→ **Required task**
Copy out all the lines where "this" shows up.

========================================================================

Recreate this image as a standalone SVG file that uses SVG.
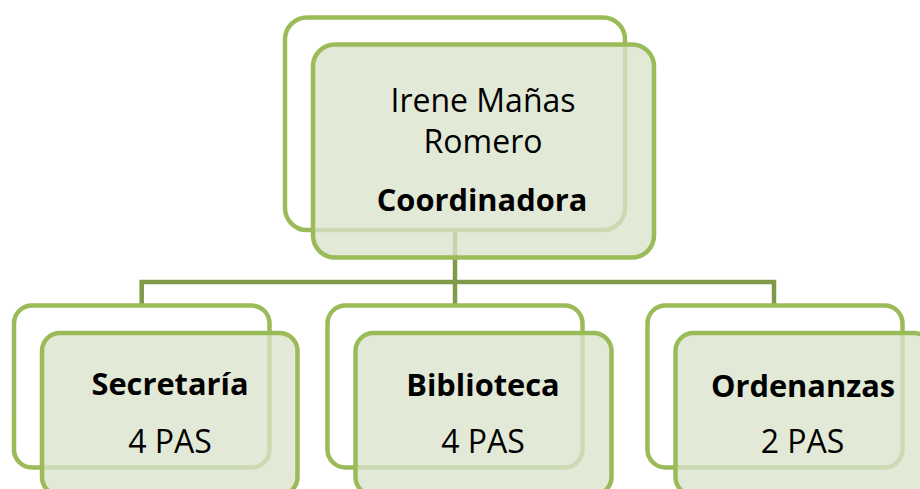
<svg xmlns="http://www.w3.org/2000/svg" width="920" height="489" viewBox="0 0 920 489">
<style>
.back{fill:#ffffff;stroke:#9bbb59;stroke-width:4.5}
.front{fill:#dae3ca;fill-opacity:0.78;stroke:#9bbb59;stroke-width:4.5}
.conn{fill:none;stroke:#7f9a48;stroke-width:4.5}
.t{font-family:"Open Sans","Liberation Sans",sans-serif;fill:#000;text-anchor:middle}
.r{font-size:32px}
.b{font-size:30.8px;font-weight:bold}
</style>
<rect width="920" height="489" fill="#ffffff"/>
<g id="connectors">
<path class="conn" d="M455 230V282M141.7 305.5V282H774V305.5M455 282V305.5"/>
</g>
<g id="node-coordinadora">
<rect class="back" x="285" y="17.5" width="340" height="212.5" rx="22"/>
<rect class="front" x="313" y="44.5" width="341" height="213" rx="22"/>
<text class="t r" x="483" y="112">Irene Mañas</text>
<text class="t r" x="483" y="153">Romero</text>
<text class="t b" x="482" y="211">Coordinadora</text>
</g>
<g id="node-secretaria">
<rect class="back" x="14" y="305.5" width="255.5" height="162" rx="18"/>
<rect class="front" x="42" y="333" width="255.5" height="162" rx="18"/>
<text class="t b" x="170" y="395">Secretaría</text>
<text class="t r" x="170" y="452.7">4 PAS</text>
</g>
<g id="node-biblioteca">
<rect class="back" x="327.5" y="305.5" width="255" height="162" rx="18"/>
<rect class="front" x="355.5" y="333" width="256" height="162" rx="18"/>
<text class="t b" x="483" y="396">Biblioteca</text>
<text class="t r" x="483" y="452.7">4 PAS</text>
</g>
<g id="node-ordenanzas">
<rect class="back" x="647.5" y="305.5" width="255" height="162" rx="18"/>
<rect class="front" x="675.5" y="333" width="256" height="162" rx="18"/>
<text class="t b" x="803" y="396.5">Ordenanzas</text>
<text class="t r" x="802.5" y="452.7">2 PAS</text>
</g>
</svg>
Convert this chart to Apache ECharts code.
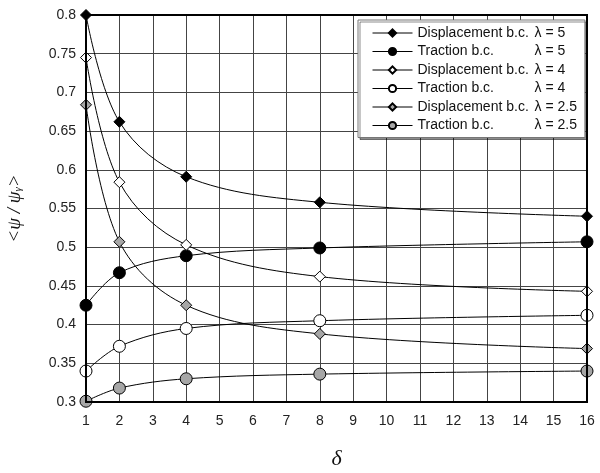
<!DOCTYPE html>
<html>
<head>
<meta charset="utf-8">
<script src="https://cdn.jsdelivr.net/npm/echarts@6/dist/echarts.min.js"></script>
<style>
html,body{margin:0;padding:0;background:#fff;}
#chart{width:600px;height:473px;}
</style>
</head>
<body>
<div id="chart"></div>
<script>
const deltas = [1, 2, 4, 8, 16];
const xTicks = [1,2,3,4,5,6,7,8,9,10,11,12,13,14,15,16];
const yTicks = [0.3,0.35,0.4,0.45,0.5,0.55,0.6,0.65,0.7,0.75,0.8];
const seriesNames = [
  'Displacement b.c. λ = 5',
  'Traction b.c. λ = 5',
  'Displacement b.c. λ = 4',
  'Traction b.c. λ = 4',
  'Displacement b.c. λ = 2.5',
  'Traction b.c. λ = 2.5'
];
const dispL5  = [0.800, 0.662, 0.591, 0.558, 0.540];
const tracL5  = [0.425, 0.467, 0.489, 0.499, 0.507];
const dispL4  = [0.745, 0.584, 0.503, 0.462, 0.443];
const tracL4  = [0.340, 0.372, 0.395, 0.405, 0.412];
const dispL25 = [0.684, 0.507, 0.425, 0.388, 0.369];
const tracL25 = [0.301, 0.318, 0.330, 0.336, 0.340];

const values = [dispL5, tracL5, dispL4, tracL4, dispL25, tracL25];
const symbols = ['diamond','circle','diamond','circle','diamond','circle'];
const fills = ['#000','#000','#fff','#fff','#a6a6a6','#a6a6a6'];
const sizes = [11, 12, 11, 12, 11, 12];

const series = values.map((vals, i) => ({
  name: seriesNames[i],
  type: 'line',
  smooth: 0.35,
  data: deltas.map((d, k) => [d, vals[k]]),
  symbol: symbols[i],
  symbolSize: sizes[i],
  showSymbol: true,
  lineStyle: {color: '#000', width: 1},
  itemStyle: {color: fills[i], borderColor: '#000', borderWidth: 1},
  z: 3
}));

const chart = echarts.init(document.getElementById('chart'), null, {renderer: 'canvas'});
chart.setOption({
  animation: false,
  backgroundColor: '#fff',
  grid: {left: 86, right: 13, top: 15, bottom: 71, outerBoundsMode: 'none', containLabel: false,
    show: true, borderColor: '#000', borderWidth: 2, backgroundColor: 'transparent', z: 4},
  xAxis: {
    type: 'value', min: 1, max: 16, interval: 1,
    name: 'δ', nameLocation: 'middle', nameGap: 46,
    nameTextStyle: {fontFamily: 'Liberation Serif', fontStyle: 'italic', fontSize: 22, color: '#111'},
    axisLine: {show: true, lineStyle: {color: '#000', width: 2}},
    axisTick: {show: false},
    axisLabel: {color: '#222', fontFamily: 'Liberation Sans, Arial', fontSize: 14, margin: 12,
      formatter: v => xTicks.indexOf(v) >= 0 ? String(v) : ''},
    splitLine: {show: true, lineStyle: {color: '#444', width: 1}}
  },
  yAxis: {
    type: 'value', min: 0.3, max: 0.8, interval: 0.05,
    name: '{a|<ψ / ψ}{s|γ}{a|>}', nameLocation: 'middle', nameGap: 62, nameRotate: 90,
    nameTextStyle: {
      rich: {
        a: {fontFamily: 'Liberation Serif', fontStyle: 'italic', fontSize: 19, color: '#111'},
        s: {fontFamily: 'Liberation Serif', fontStyle: 'italic', fontSize: 11, color: '#111', padding: [8, 0, 0, 0]}
      }
    },
    axisLine: {show: true, lineStyle: {color: '#000', width: 2}},
    axisTick: {show: false},
    axisLabel: {color: '#222', fontFamily: 'Liberation Sans, Arial', fontSize: 14, margin: 10,
      formatter: v => {
        const r = Math.round(v * 100) / 100;
        return yTicks.some(t => Math.abs(t - r) < 1e-9) ? String(r) : '';
      }},
    splitLine: {show: true, lineStyle: {color: '#444', width: 1}}
  },
  legend: {
    orient: 'vertical',
    left: 358, top: 20,
    padding: [6, 8, 5, 14],
    itemGap: 4.5,
    itemWidth: 40, itemHeight: 9,
    backgroundColor: '#fff',
    borderColor: '#777', borderWidth: 1,
    shadowColor: 'rgba(0,0,0,0.45)', shadowBlur: 0, shadowOffsetX: 2, shadowOffsetY: 2,
    lineStyle: {width: 1, color: '#000'},
    data: seriesNames,
    formatter: name => {
      const idx = name.indexOf(' λ');
      return '{a|' + name.slice(0, idx) + '}{b|' + name.slice(idx + 1) + '}';
    },
    textStyle: {
      rich: {
        a: {fontFamily: 'Liberation Sans, Arial', fontSize: 14, lineHeight: 16, color: '#111', width: 117},
        b: {fontFamily: 'Liberation Sans, Arial', fontSize: 14, lineHeight: 16, color: '#111'}
      }
    },
    z: 10
  },
  series: series
});
</script>
</body>
</html>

========================================================================

→ **Result of the exercise**
Recreate this image as a standalone SVG file that uses SVG.
Convert this chart to Apache ECharts code.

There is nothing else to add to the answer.